GT-37’s received 14 x 6-inch Rally II styled steel wheels as standard equipment. The Rallys were finished in Argent silver and medium Charcoal and featured a red Lucite center cap with black letters; trim rings were a dealer-only accessory item. A full set of Goodyear G70-14 Polyglas GT bias-ply tires were mounted to the wheels. No other wheel options were available in 1970.

Getting the power to the rear wheels was the job of an industry-standard semi-floating rear axle with hypoid gears; the available final drive ratios were 2.56, 2.78, 3.07, 3.08, 3.23, 3.31, 3.55, 3.90 and 4.33:1 depending upon engine/transmission combination and model year. Safe-T-Track limited-slip was also available.

1971 Pontiac GT-37:

in 1971, the 350-cu.in. engine specs were tweaked somewhat, yielding 250hp and 285-lbs.ft. of torque with number 94 heads.

The option chart was expanded for 1971 to include the L75 and LS5 engines, though it should be noted that a change in cylinder-head casting numbers and the testing method used produced different output ratings. Briefly, the aforementioned two-barrel-equipped 400 (L65) still produced 265hp, but now carried number 99 heads and cranked out 400-lbs.ft. of torque. As for the four-barrel 400 (L78), it now had number 96 heads and produced 300hp and 400-lbs.ft. of torque.

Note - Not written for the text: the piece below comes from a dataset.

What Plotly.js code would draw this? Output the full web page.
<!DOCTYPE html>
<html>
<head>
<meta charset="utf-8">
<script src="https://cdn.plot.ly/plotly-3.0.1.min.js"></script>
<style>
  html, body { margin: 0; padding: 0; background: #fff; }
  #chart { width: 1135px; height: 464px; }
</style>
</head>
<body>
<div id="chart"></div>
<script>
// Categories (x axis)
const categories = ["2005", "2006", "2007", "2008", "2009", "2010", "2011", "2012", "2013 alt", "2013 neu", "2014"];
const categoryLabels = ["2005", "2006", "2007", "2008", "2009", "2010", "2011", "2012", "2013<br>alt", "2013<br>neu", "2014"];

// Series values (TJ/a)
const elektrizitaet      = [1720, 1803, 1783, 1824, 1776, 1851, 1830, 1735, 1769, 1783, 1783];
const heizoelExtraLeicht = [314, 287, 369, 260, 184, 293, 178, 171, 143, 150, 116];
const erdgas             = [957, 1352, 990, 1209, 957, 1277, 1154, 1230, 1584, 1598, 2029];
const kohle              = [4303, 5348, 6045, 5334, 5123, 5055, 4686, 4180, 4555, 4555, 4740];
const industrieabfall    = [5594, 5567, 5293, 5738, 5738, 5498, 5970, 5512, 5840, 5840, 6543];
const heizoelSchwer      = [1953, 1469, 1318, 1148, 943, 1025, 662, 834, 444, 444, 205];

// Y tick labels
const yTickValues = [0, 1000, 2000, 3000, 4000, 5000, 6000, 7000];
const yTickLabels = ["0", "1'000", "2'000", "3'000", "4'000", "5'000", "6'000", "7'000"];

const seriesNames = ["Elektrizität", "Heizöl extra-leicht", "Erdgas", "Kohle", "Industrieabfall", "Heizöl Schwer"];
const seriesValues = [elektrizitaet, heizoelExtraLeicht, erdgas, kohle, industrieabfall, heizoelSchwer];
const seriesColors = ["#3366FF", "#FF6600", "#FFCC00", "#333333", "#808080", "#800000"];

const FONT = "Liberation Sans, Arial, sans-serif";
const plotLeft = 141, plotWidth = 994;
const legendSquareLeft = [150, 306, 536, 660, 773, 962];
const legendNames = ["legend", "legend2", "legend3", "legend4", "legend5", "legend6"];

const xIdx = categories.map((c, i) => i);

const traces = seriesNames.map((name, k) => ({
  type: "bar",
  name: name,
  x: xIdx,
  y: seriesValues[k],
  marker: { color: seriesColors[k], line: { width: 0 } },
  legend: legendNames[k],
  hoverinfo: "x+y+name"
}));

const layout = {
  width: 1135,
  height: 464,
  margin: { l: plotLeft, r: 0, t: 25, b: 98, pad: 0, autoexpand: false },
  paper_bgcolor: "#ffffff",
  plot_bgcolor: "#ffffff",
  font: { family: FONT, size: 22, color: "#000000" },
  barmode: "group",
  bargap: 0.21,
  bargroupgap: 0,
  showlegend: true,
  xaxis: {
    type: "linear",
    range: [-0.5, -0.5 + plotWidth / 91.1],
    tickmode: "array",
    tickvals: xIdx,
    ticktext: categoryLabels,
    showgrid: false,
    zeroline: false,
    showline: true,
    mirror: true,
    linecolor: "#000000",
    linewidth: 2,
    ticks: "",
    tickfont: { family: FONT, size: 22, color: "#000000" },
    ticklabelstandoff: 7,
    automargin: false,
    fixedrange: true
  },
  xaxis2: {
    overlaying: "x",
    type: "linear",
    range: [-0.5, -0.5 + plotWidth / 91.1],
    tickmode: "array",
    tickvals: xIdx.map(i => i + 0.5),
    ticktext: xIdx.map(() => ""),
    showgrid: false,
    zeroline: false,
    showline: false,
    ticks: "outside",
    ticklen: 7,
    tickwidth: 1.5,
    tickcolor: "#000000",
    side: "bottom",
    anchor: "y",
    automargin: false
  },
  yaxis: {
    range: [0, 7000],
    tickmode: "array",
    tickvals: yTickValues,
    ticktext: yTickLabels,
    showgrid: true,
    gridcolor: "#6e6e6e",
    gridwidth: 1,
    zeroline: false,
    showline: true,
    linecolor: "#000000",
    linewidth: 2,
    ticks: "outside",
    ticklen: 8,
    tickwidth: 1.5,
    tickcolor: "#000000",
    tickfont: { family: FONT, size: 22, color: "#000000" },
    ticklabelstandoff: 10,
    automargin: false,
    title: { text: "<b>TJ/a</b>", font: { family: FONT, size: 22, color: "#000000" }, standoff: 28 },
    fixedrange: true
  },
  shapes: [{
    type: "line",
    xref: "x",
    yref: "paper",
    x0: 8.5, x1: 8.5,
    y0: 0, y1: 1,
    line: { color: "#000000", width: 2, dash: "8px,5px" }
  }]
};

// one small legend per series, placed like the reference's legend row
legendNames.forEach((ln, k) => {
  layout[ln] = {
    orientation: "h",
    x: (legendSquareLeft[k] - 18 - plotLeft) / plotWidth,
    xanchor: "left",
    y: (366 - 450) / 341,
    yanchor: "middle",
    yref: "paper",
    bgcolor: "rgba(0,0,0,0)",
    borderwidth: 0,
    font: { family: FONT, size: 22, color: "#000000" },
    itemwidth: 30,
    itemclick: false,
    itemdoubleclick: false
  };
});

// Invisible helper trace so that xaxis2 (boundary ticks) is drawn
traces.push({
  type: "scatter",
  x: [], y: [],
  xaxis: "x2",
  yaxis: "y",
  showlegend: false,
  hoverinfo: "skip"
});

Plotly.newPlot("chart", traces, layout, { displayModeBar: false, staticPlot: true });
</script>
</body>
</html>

The L75 engine previously mentioned was a 455 with a four-barrel carburetor and number 66 heads, which produced 325hp and 455-lbs.ft. of torque, whereas the LS5 was a high-output 455 with number 197 heads, capable of 335hp and 480-lbs.ft. of torque (note that all 1971 output ratings are gross, not net).

A slight redesign to the grilles and nose carried over to the GT-37 of 1971, now part of the Le Mans line due to Pontiac’s decision to nix the Tempest name. The 1971 also used body-color sport mirrors.

The 1971 GT-37 lacked a Pontiac grille emblem or an exterior Le Mans emblem. A mid-year variation was the addition of a full-length body stripe made of reflective foil emblazoned with the GT-37 badge

In addition to the Rally wheels and Goodyear tires that were available in 1970, the 1971 GT-37 were also available with Honeycomb wheels and tire options from BFGoodrich, Firestone and Uniroyal.

Photos:

1970 Pontiac GT-37

1970 Pontiac GT-37

1970 Pontiac GT-37

1970 Pontiac GT-37

1970 Pontiac GT-37

(1971 Pontiac GT-37)

The GT-37 hood pins came with cables that attached to the front of the car through the front grille. Note that the grille doesn’t have the PONTIAC lettering. The T-37 saved money by deleting the identification plate from the grille. Look close and you can see the two mounting holes.